=== Exercise task ===
Print exactly the lines from the first one down to the line that contains "import pandas as pd", both included, and skip the pictures.
......
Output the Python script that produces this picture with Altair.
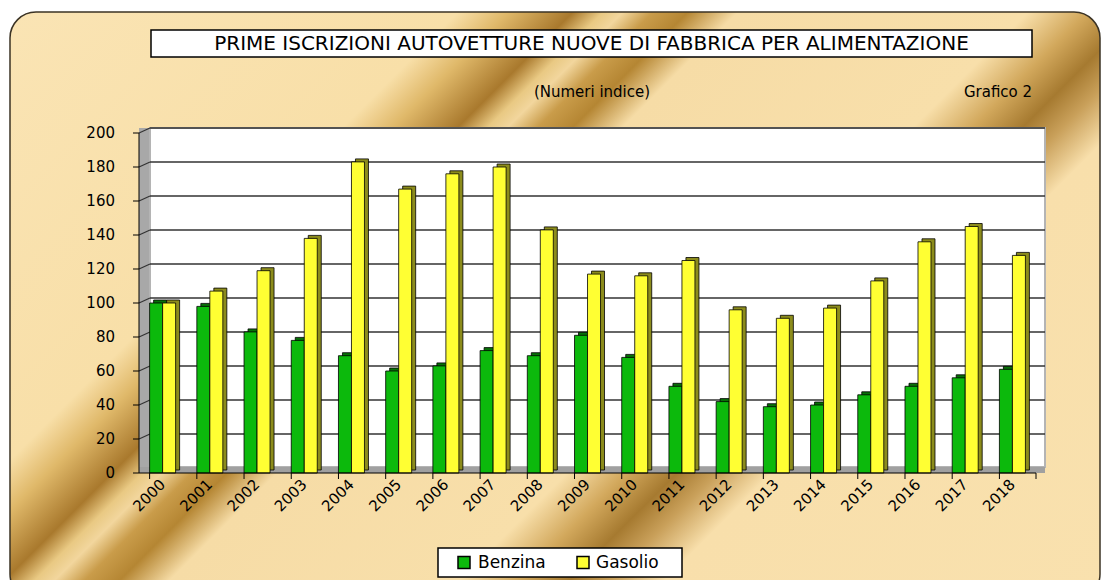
import altair as alt
import pandas as pd

# ---------------- data ----------------
years = [str(y) for y in range(2000, 2019)]
series = ["Benzina", "Gasolio"]
benzina = [100, 98, 83, 78, 69, 60, 63, 72, 69, 81, 68, 51, 42, 39, 40, 46, 51, 56, 61]
gasolio = [100, 107, 119, 138, 183, 167, 176, 180, 143, 117, 116, 125, 96, 91, 97, 113, 136, 145, 128]
y_ticks = [0, 20, 40, 60, 80, 100, 120, 140, 160, 180, 200]
grid_values = [20, 40, 60, 80, 100, 120, 140, 160, 180, 200]

title_text = "PRIME ISCRIZIONI AUTOVETTURE NUOVE DI FABBRICA PER ALIMENTAZIONE"
subtitle_text = "(Numeri indice)"
tag_text = "Grafico 2"

rows = []
for i, yr in enumerate(years):
    rows.append({"anno": yr, "serie": "Benzina", "valore": benzina[i]})
    rows.append({"anno": yr, "serie": "Gasolio", "valore": gasolio[i]})
df = pd.DataFrame(rows)
one = pd.DataFrame({"k": [0]})
df_years = pd.DataFrame({"anno": years})
df_yt = pd.DataFrame({"t": y_ticks})

FONT = "DejaVu Sans"
W, H = 897, 340

xscale = alt.Scale(domain=years, paddingInner=0.45, paddingOuter=0.225)
yscale = alt.Scale(domain=[0, 200], nice=False, zero=True)
front_colors = ["#0CB90C", "#FFFF33"]
side_colors = ["#087008", "#8C8C1C"]

# background gradient (diagonal golden streaks)
def stop(s, c):
    return alt.GradientStop(offset=round((s - 22) / 1678, 4), color=c)

grad = alt.LinearGradient(
    gradient="linear", x1=0, y1=0, x2=1.1925, y2=0.6433,
    stops=[
        stop(22, "#FAE4B4"),
        stop(470, "#F8DFA8"),
        stop(520, "#E0B96A"),
        stop(585, "#A9792D"),
        stop(615, "#E9C983"),
        stop(635, "#F2D69D"),
        stop(665, "#C99C4A"),
        stop(700, "#B58633"),
        stop(750, "#F6DCA6"),
        stop(1040, "#F8DFAA"),
        stop(1100, "#D2A85C"),
        stop(1150, "#A67A30"),
        stop(1190, "#C9A05A"),
        stop(1245, "#F8DFAB"),
        stop(1700, "#F9E1AE"),
    ],
)

def box(x, x2, y, y2, **kw):
    return alt.Chart(one).mark_rect(**kw).encode(
        x=alt.value(x), x2=alt.value(x2), y=alt.value(y), y2=alt.value(y2)
    )

def label(x, y, txt, size, align="center"):
    return alt.Chart(one).mark_text(
        font=FONT, fontSize=size, color="black", align=align, baseline="middle"
    ).encode(x=alt.value(x), y=alt.value(y), text=alt.value(txt))

bg = box(-129, 961, -121, 467, fill=grad, stroke="#3b3325", strokeWidth=1.5, cornerRadius=26)
wall = box(0, 11, -5, H, fill="#A8A8A8")
plot_bg = box(11, 906, -5, H - 6, fill="white", stroke="#B4B4B4", strokeWidth=2)
floor = box(0, 906, H - 6, H, fill="#A0A0A0")

grid = alt.Chart(pd.DataFrame({"g": grid_values})).mark_rule(
    color="#333333", strokeWidth=1.5, yOffset=-5
).encode(
    y=alt.Y("g:Q", scale=yscale, axis=None),
    x=alt.value(11), x2=alt.value(906),
)
grid_wall = alt.Chart(pd.DataFrame({"g": grid_values})).mark_rule(
    color="#333333", strokeWidth=1.2, y2Offset=-5
).encode(
    y=alt.Y("g:Q", scale=yscale, axis=None),
    y2=alt.Y2("g:Q"),
    x=alt.value(0), x2=alt.value(11),
)

shadow = alt.Chart(df).mark_bar(stroke="black", strokeWidth=0.8, yOffset=-3, y2Offset=-3).encode(
    x=alt.X("anno:N", scale=xscale, axis=None),
    xOffset=alt.XOffset("serie:N", scale=alt.Scale(domain=series, range=[4, 30], paddingInner=0, paddingOuter=0)),
    y=alt.Y("valore:Q", scale=yscale, axis=None),
    fill=alt.Fill("serie:N", scale=alt.Scale(domain=series, range=side_colors), legend=None),
)

front = alt.Chart(df).mark_bar(stroke="black", strokeWidth=0.8).encode(
    x=alt.X("anno:N", scale=xscale, axis=None),
    xOffset=alt.XOffset("serie:N", scale=alt.Scale(domain=series, range=[0, 26], paddingInner=0, paddingOuter=0)),
    y=alt.Y("valore:Q", scale=yscale, axis=None),
    color=alt.Color("serie:N", scale=alt.Scale(domain=series, range=front_colors), legend=None),
)

# ---- axes drawn as marks (so that they sit above the background) ----
y_domain = alt.Chart(one).mark_rule(color="black", strokeWidth=1).encode(
    x=alt.value(0), y=alt.value(0), y2=alt.value(H)
)
y_tick_marks = alt.Chart(df_yt).mark_rule(color="black", strokeWidth=1).encode(
    y=alt.Y("t:Q", scale=yscale, axis=None), x=alt.value(-6), x2=alt.value(0)
)
y_labels = alt.Chart(df_yt).mark_text(
    font=FONT, fontSize=15, color="black", align="right", baseline="middle"
).encode(
    y=alt.Y("t:Q", scale=yscale, axis=None), x=alt.value(-24), text=alt.Text("t:Q")
)
x_domain = alt.Chart(one).mark_rule(color="black", strokeWidth=1).encode(
    y=alt.value(H), x=alt.value(0), x2=alt.value(W)
)
x_tick_marks = alt.Chart(df_years).mark_rule(color="black", strokeWidth=1).encode(
    x=alt.X("anno:N", scale=xscale, axis=None, bandPosition=0), y=alt.value(H), y2=alt.value(H + 6)
)
x_tick_end = alt.Chart(one).mark_rule(color="black", strokeWidth=1).encode(
    x=alt.value(W), y=alt.value(H), y2=alt.value(H + 6)
)
x_labels = alt.Chart(df_years).mark_text(
    font=FONT, fontSize=15, color="black", align="right", baseline="middle", angle=315
).encode(
    x=alt.X("anno:N", scale=xscale, axis=None), y=alt.value(H + 9), text=alt.Text("anno:N")
)

# ---- titles ----
title_box = box(12, 893, -103, -76, fill="white", stroke="black", strokeWidth=1.5)
title = label(452.5, -89.5, title_text, 20)
subtitle = label(453, -41, subtitle_text, 15)
tag = label(859, -41, tag_text, 15)

# ---- legend ----
legend_box = box(299, 543, 415, 444, fill="white", stroke="black", strokeWidth=1.5)
leg_parts = []
leg_sym_x = [319, 438]
leg_txt_x = [339, 457]
for i, s in enumerate(series):
    leg_parts.append(box(leg_sym_x[i], leg_sym_x[i] + 12, 423.5, 435.5,
                         fill=front_colors[i], stroke="black", strokeWidth=1.5))
    leg_parts.append(label(leg_txt_x[i], 429.5, s, 17, align="left"))

chart = alt.layer(
    bg, wall, plot_bg, floor, grid, grid_wall, shadow, front,
    y_domain, y_tick_marks, y_labels, x_domain, x_tick_marks, x_tick_end, x_labels,
    title_box, title, subtitle, tag, legend_box, *leg_parts
).resolve_scale(
    xOffset="independent"
).properties(
    width=W, height=H,
    padding={"left": 131, "top": 125, "right": 66, "bottom": 107},
    autosize=alt.AutoSizeParams(type="none"),
    background="white",
).configure_view(stroke=None)

chart.save("out.html", embed_options={"renderer": "svg", "actions": False})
......
=== Task answer ===
Output the Python script that produces this picture with Altair.
import altair as alt
import pandas as pd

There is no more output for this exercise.